*THE TASK*. Copy exactly the lines that run from the top of the listing to the line containing "0.9, 0.3, 0.3]", both ends included, and omit the pictures.

*THE INPUT*.
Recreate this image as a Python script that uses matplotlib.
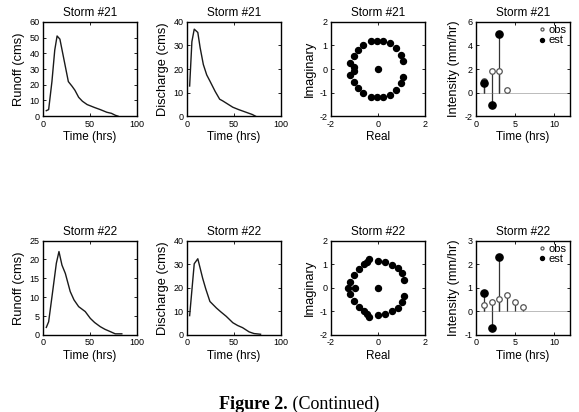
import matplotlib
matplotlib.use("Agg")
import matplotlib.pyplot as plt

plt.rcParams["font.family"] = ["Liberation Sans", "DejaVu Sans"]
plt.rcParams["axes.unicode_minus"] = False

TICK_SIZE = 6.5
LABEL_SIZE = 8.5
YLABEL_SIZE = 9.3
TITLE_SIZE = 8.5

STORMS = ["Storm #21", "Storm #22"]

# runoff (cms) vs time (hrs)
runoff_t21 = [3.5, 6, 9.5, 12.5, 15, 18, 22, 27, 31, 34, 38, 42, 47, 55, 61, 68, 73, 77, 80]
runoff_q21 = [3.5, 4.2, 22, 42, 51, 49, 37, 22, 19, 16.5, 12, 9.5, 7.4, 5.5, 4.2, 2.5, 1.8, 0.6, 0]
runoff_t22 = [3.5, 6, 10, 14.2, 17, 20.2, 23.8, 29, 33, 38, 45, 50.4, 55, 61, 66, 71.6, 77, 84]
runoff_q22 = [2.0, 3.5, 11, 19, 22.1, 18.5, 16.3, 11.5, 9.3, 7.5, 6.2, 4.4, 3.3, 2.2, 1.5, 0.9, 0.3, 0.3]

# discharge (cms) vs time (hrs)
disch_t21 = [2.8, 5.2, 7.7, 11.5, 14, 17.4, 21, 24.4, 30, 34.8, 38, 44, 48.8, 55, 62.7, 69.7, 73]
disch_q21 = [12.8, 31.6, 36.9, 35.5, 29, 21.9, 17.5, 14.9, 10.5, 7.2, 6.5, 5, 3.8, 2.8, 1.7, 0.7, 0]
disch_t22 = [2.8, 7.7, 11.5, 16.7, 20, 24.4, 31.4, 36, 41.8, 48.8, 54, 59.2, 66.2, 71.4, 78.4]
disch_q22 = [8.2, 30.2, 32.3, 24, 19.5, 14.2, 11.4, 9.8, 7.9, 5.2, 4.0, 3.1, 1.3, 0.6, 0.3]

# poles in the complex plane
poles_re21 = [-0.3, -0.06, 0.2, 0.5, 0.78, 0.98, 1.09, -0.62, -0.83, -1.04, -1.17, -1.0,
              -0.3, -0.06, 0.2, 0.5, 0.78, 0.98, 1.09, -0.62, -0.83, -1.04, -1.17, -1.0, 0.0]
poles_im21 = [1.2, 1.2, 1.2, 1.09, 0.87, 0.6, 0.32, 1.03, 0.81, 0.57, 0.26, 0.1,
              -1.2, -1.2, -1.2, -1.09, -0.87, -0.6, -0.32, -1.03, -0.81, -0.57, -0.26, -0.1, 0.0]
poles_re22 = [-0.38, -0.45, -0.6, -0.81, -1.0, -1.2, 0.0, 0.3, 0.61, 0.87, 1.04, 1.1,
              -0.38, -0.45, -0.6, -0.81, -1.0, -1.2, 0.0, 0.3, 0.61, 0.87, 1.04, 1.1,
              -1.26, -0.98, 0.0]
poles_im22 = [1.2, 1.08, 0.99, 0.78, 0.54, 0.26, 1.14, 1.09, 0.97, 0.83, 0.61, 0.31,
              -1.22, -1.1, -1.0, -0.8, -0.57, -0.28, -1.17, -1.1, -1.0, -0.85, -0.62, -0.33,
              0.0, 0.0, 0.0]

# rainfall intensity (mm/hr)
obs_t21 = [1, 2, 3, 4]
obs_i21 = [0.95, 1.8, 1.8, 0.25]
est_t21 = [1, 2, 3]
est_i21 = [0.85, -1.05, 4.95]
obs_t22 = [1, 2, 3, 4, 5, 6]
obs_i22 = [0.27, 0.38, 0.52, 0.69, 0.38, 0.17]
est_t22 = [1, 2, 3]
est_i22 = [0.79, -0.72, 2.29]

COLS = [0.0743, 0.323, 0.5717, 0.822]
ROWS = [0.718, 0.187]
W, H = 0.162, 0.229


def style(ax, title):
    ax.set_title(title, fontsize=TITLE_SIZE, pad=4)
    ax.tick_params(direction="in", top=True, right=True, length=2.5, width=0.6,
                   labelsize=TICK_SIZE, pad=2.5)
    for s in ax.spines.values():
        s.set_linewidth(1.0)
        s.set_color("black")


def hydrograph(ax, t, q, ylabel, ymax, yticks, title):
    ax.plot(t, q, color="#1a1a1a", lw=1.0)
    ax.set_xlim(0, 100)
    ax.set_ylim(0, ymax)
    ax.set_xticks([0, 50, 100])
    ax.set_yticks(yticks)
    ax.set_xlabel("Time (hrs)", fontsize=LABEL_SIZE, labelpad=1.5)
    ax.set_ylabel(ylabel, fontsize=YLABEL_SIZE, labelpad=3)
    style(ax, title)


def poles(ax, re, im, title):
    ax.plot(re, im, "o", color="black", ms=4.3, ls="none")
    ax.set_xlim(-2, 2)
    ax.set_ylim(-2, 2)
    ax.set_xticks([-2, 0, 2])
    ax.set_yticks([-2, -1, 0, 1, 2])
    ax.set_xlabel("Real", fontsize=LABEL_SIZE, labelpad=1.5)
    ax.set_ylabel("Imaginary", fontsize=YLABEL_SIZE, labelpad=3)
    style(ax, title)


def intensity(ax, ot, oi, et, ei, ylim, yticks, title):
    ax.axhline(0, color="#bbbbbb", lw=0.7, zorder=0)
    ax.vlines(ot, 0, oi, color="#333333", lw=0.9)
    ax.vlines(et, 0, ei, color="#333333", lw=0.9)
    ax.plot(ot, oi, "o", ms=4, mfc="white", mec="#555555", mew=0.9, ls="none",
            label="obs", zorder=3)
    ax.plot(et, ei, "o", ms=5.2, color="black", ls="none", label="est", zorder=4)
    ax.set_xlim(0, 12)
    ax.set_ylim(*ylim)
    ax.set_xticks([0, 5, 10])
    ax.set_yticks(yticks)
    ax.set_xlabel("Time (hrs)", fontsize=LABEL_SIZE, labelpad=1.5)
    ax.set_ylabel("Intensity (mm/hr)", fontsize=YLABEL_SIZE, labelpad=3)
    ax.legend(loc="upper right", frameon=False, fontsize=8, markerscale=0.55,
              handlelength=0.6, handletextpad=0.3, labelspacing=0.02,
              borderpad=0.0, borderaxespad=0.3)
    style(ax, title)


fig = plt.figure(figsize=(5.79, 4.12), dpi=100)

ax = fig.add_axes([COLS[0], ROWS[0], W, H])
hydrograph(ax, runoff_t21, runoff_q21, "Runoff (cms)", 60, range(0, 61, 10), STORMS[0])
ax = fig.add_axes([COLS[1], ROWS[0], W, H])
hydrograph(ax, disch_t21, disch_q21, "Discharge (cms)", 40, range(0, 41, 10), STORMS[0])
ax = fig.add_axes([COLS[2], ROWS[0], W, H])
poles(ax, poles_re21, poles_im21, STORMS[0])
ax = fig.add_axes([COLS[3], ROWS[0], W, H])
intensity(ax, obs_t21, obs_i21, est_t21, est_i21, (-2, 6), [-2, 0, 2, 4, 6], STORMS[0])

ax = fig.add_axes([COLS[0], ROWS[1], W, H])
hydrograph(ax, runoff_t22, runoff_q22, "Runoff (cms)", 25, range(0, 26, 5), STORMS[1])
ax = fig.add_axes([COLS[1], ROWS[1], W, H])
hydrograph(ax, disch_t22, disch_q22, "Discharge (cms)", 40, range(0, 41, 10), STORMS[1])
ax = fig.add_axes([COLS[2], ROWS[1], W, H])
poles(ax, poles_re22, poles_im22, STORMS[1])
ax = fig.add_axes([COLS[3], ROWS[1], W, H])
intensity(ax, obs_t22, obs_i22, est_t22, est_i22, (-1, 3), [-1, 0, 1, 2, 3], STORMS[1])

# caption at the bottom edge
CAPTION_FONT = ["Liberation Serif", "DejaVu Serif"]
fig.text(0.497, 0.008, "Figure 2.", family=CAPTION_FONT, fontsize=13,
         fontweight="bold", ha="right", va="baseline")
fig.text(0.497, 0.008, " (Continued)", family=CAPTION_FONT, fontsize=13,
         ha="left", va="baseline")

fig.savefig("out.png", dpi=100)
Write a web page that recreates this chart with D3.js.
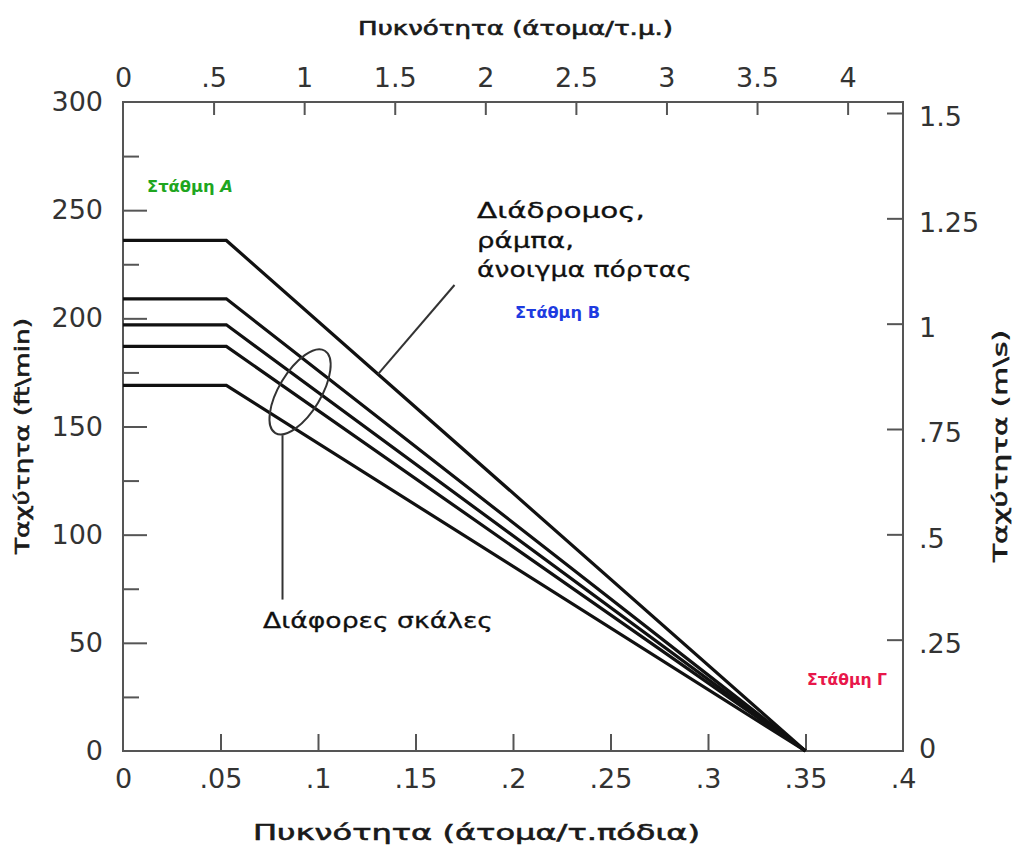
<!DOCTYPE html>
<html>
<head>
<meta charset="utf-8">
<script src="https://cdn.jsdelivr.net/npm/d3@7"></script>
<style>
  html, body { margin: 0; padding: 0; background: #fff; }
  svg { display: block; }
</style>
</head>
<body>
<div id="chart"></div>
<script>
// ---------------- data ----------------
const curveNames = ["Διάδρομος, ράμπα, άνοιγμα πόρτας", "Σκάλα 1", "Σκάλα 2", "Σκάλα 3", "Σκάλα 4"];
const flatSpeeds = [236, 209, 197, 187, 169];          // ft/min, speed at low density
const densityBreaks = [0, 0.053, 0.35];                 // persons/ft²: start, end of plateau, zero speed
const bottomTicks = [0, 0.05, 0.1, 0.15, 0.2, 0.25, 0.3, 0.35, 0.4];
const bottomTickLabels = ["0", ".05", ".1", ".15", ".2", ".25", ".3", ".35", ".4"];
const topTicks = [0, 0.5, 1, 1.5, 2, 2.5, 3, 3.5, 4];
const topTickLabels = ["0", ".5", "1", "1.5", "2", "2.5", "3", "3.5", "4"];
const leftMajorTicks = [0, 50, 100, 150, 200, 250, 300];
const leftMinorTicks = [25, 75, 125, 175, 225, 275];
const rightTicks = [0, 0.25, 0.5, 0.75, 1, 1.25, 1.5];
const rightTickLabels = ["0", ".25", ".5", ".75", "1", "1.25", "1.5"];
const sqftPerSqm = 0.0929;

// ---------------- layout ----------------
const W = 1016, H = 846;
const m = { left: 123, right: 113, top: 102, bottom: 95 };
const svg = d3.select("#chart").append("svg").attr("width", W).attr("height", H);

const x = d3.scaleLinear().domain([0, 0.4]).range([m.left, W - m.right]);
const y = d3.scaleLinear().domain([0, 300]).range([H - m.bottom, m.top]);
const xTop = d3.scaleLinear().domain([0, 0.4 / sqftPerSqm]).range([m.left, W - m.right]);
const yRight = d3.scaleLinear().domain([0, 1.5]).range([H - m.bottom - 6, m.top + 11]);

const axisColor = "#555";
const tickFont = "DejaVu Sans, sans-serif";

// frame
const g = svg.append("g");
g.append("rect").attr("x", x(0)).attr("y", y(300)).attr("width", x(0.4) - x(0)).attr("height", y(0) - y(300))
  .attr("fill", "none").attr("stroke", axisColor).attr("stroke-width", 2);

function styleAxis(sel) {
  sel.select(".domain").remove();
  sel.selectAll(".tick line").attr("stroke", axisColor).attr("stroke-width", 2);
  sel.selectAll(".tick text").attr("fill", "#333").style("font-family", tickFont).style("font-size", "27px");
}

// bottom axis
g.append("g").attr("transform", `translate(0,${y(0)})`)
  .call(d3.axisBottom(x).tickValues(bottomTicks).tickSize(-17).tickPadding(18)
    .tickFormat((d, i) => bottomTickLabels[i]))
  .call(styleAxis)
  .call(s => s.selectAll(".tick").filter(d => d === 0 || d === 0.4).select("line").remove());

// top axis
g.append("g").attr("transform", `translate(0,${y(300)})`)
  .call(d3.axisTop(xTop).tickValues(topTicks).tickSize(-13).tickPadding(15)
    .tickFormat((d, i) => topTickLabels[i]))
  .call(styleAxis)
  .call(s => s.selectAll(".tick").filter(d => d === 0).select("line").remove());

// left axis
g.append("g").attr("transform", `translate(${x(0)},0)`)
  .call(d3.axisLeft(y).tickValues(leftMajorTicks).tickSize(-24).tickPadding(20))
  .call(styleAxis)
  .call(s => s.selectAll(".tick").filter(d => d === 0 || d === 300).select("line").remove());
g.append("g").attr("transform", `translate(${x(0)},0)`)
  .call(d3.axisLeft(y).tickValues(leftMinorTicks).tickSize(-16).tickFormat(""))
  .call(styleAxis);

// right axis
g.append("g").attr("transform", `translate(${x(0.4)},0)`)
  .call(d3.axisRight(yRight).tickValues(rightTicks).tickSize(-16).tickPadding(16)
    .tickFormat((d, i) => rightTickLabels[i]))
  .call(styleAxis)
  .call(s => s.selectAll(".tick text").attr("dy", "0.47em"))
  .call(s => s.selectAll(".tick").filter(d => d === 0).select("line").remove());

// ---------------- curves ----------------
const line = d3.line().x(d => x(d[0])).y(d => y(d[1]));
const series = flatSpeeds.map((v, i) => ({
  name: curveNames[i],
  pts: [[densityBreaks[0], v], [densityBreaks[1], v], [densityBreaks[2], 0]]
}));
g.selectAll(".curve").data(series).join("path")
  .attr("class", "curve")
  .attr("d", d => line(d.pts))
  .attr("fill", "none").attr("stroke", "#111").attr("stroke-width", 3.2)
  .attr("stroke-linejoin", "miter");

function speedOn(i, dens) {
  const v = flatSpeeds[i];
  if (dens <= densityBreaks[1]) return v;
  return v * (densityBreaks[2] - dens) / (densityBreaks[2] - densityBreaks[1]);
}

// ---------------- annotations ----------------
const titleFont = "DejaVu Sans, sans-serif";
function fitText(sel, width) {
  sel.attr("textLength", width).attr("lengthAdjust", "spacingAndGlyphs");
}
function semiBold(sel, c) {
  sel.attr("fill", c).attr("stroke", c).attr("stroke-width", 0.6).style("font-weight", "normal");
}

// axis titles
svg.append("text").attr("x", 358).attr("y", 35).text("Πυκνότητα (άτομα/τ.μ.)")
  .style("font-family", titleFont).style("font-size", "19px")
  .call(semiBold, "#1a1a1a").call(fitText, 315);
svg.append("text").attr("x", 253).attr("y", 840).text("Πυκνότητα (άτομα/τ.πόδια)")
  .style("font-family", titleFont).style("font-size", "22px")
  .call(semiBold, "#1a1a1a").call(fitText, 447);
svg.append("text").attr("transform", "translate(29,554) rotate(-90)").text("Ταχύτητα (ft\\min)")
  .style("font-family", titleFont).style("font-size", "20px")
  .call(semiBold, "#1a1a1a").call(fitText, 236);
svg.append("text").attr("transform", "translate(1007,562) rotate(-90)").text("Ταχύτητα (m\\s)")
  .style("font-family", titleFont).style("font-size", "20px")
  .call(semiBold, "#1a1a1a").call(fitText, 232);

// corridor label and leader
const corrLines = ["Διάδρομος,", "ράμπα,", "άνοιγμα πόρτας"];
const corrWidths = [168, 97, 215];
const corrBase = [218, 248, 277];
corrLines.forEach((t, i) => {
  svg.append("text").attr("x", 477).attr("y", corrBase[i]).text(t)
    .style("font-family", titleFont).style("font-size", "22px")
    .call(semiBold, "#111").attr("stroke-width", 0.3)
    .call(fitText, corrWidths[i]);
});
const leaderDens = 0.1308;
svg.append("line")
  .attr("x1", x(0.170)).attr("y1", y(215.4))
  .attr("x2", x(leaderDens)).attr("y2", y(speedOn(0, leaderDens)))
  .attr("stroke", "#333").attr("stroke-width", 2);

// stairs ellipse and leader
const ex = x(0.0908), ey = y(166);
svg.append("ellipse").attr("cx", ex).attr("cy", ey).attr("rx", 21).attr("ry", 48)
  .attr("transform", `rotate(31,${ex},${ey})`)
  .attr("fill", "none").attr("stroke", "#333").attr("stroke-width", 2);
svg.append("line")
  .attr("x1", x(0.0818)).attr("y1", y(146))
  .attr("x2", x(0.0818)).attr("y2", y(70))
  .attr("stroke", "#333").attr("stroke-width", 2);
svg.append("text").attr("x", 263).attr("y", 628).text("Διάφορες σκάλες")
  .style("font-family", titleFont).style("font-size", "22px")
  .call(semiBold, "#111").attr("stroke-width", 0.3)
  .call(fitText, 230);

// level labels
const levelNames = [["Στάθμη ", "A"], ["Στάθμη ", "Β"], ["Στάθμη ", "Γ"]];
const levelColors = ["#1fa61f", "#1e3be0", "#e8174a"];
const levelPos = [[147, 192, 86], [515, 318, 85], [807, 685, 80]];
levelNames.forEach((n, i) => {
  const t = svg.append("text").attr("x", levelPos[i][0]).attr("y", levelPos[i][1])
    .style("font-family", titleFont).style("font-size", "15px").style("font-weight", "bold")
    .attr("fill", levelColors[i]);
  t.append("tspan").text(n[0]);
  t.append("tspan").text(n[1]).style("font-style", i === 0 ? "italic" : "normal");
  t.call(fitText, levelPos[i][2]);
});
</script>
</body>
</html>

*RESULT OF THIS EXERCISE*.
Recreate this image as a Python script that uses matplotlib.
import matplotlib
matplotlib.use("Agg")
import matplotlib.pyplot as plt

plt.rcParams["font.family"] = ["Liberation Sans", "DejaVu Sans"]
plt.rcParams["axes.unicode_minus"] = False

TICK_SIZE = 6.5
LABEL_SIZE = 8.5
YLABEL_SIZE = 9.3
TITLE_SIZE = 8.5

STORMS = ["Storm #21", "Storm #22"]

# runoff (cms) vs time (hrs)
runoff_t21 = [3.5, 6, 9.5, 12.5, 15, 18, 22, 27, 31, 34, 38, 42, 47, 55, 61, 68, 73, 77, 80]
runoff_q21 = [3.5, 4.2, 22, 42, 51, 49, 37, 22, 19, 16.5, 12, 9.5, 7.4, 5.5, 4.2, 2.5, 1.8, 0.6, 0]
runoff_t22 = [3.5, 6, 10, 14.2, 17, 20.2, 23.8, 29, 33, 38, 45, 50.4, 55, 61, 66, 71.6, 77, 84]
runoff_q22 = [2.0, 3.5, 11, 19, 22.1, 18.5, 16.3, 11.5, 9.3, 7.5, 6.2, 4.4, 3.3, 2.2, 1.5, 0.9, 0.3, 0.3]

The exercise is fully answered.